Dressed in warm slacks and a down vest, Carol Wilmot stood defiantly with her back to the office windows, now covered with large sheets of newspaper.
Wilmot, an administrative aide at the Falls Church-McLean Day Care Center, spoke slowly as she looked at the broken glass and the general mess vandals had created two nights before.
"We never considered closing [permanently]," said Wilmot. "We hated to close [Monday] . . . but what could we do? There was glass all over the place."
The Falls Church-McLean Day Care Center has managed to stay afloat for 11 years, despite constant financial pressure and two major incidents of vandalism that have nearly wrecked the budget.
The most recent incident occurred some time Sunday night. When day care workers arrived at the center at 7 a.m. Monday, they found two doors that vandals had broken through, 30 smashed windows, a bloodied curtain and debris and glass nearly everywhere.
The center is in a wing of the Chesterbrook Presbyterian Church in McLean. Five years ago, the center which serves 60 children, also suffered major damage from vandals.
Initial police investigators indicate that the vandals broke into the center through an outside door, ransacked one office and then proceeded to shatter windows with the child-sized chairs from the kindergarten classroom.

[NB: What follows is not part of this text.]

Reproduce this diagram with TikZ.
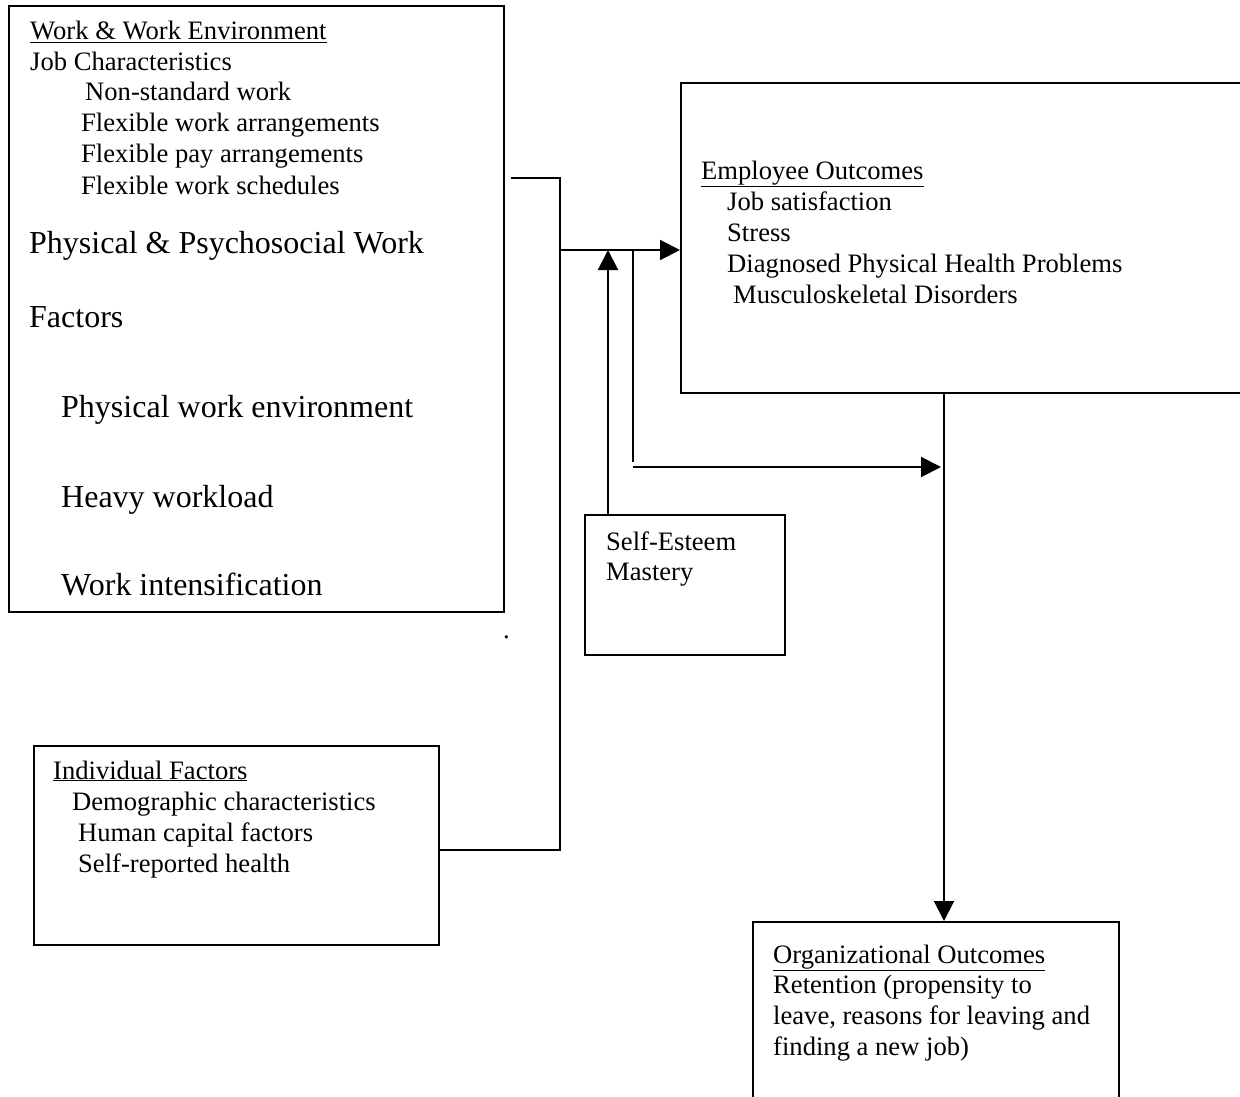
\documentclass[tikz,border=0pt]{standalone}
\usepackage{fontspec}
\setmainfont{Liberation Serif}
\usetikzlibrary{arrows.meta}
\begin{document}
\begin{tikzpicture}[x=1pt,y=1pt,
  box/.style={draw,line width=2pt,anchor=north west,inner sep=0pt},
  txt/.style={anchor=base west,inner sep=0pt,font=\fontsize{26.6}{30.6}\selectfont},
  big/.style={anchor=base west,inner sep=0pt,font=\fontsize{32}{36}\selectfont},
  conn/.style={line width=2pt},
  arr/.style={line width=2pt,-{Triangle[length=20pt,width=20pt]}}]
\useasboundingbox (0,0) rectangle (1240,-1097);
\clip (0,0) rectangle (1240,-1097);
% boxes
\node[box,minimum width=495pt,minimum height=606pt] (work) at (8,-5) {};
\node[box,minimum width=580pt,minimum height=310pt] (emp) at (680,-82) {};
\node[box,minimum width=200pt,minimum height=140pt] (se) at (584,-514) {};
\node[box,minimum width=405pt,minimum height=199pt] (ind) at (33,-745) {};
\node[box,minimum width=366pt,minimum height=200pt] (org) at (752,-921) {};
% work texts
\node[txt] (w1) at (30,-40) {\underline{Work \& Work Environment}};
\node[txt] (w2) at (30,-71) {Job Characteristics};
\node[txt] (w3) at (85,-101) {Non-standard work};
\node[txt] (w4) at (81,-132) {Flexible work arrangements};
\node[txt] (w5) at (81,-163) {Flexible pay arrangements};
\node[txt] (w6) at (81,-194) {Flexible work schedules};
\node[big] (w7) at (29,-253) {Physical \& Psychosocial Work};
\node[big] (w8) at (29,-327) {Factors};
\node[big] (w9) at (61,-417) {Physical work environment};
\node[big] (w10) at (61,-507) {Heavy workload};
\node[big] (w11) at (61,-595) {Work intensification};
\node[txt] (dot) at (503,-638) {.};
% employee texts
\node[txt] (e1) at (701,-179) {\underline{Employee Outcomes}};
\node[txt] (e2) at (727,-210) {Job satisfaction};
\node[txt] (e3) at (727,-241) {Stress};
\node[txt] (e4) at (727,-272) {Diagnosed Physical Health Problems};
\node[txt] (e5) at (733,-303) {Musculoskeletal Disorders};
% self-esteem
\node[txt] (s1) at (606,-550) {Self-Esteem};
\node[txt] (s2) at (606,-580) {Mastery};
% individual
\node[txt] (i1) at (53,-779) {\underline{Individual Factors}};
\node[txt] (i2) at (72,-810) {Demographic characteristics};
\node[txt] (i3) at (78,-841) {Human capital factors};
\node[txt] (i4) at (78,-872) {Self-reported health};
% organizational
\node[txt] (o1) at (773,-963) {\underline{Organizational Outcomes}};
\node[txt] (o2) at (773,-993) {Retention (propensity to};
\node[txt] (o3) at (773,-1024) {leave, reasons for leaving and};
\node[txt] (o4) at (773,-1055) {finding a new job)};
% connector points
\coordinate (a0) at (511,-178);
\coordinate (a1) at (560,-178);
\coordinate (a2) at (560,-250);
\coordinate (a3) at (560,-850);
\coordinate (b0) at (633,-250);
\coordinate (b1) at (633,-462);
\coordinate (b2) at (633,-467);
\coordinate (c0) at (944,-392);
\coordinate (c1) at (944,-921);
% connectors
\draw[conn] (a0) -- (a1) -- (a3) -- (ind.east |- a3);
\draw[arr] (a2) -- (emp.west |- a2);
\draw[arr] (se.north -| 608,0) -- (608,-250);
\draw[conn] (b0) -- (b1);
\draw[arr] (b2) -- (941,-467);
\draw[arr] (c0) -- (c1);
\end{tikzpicture}
\end{document}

Because the vandals actually broke into the building, the incident is classified as a burglary. While acts of vandalism more often than not go unsolved, police are more confident when a burglary has occurred that the case can be solved.
"They are on the premises longer and they leave more evidence behind," said Sheila Laughlin, a Fairfax police spokesman. "This is a felony . . . and the more serious the crime, the better chance there is of solving it."
Workers at the center spent most of Monday morning contacting parents to tell them the center was temporarily closed, before starting to clear away the debris. "Our biggest concern was to reopen the center as quickly as possible," said one staff member.
By Tuesday, the center was back in business, but the problems had only begun.
Day care workers say that now, along with the normal financial problems plaguing all day care centers, they will have to come up with almost $2,000 to pay for the damage. The church insurance policy allows only $250 for broken windows.
"We are always just keeping our heads above water," said Wilmot, who handles finances for the center. "Now we have to go out and ask churches for money to help us pay for the windows."
Day care workers agree that they would rather be raising $2,000 to purchase much-needed supplies for the children.
"It's shocking," said day care director Margery Sher. "Now, in addition to asking the churches for the money we always need to keep going, we've got to ask for more to replace all the broken windows.
"I'd certainly rather spend the money on equipment for the children."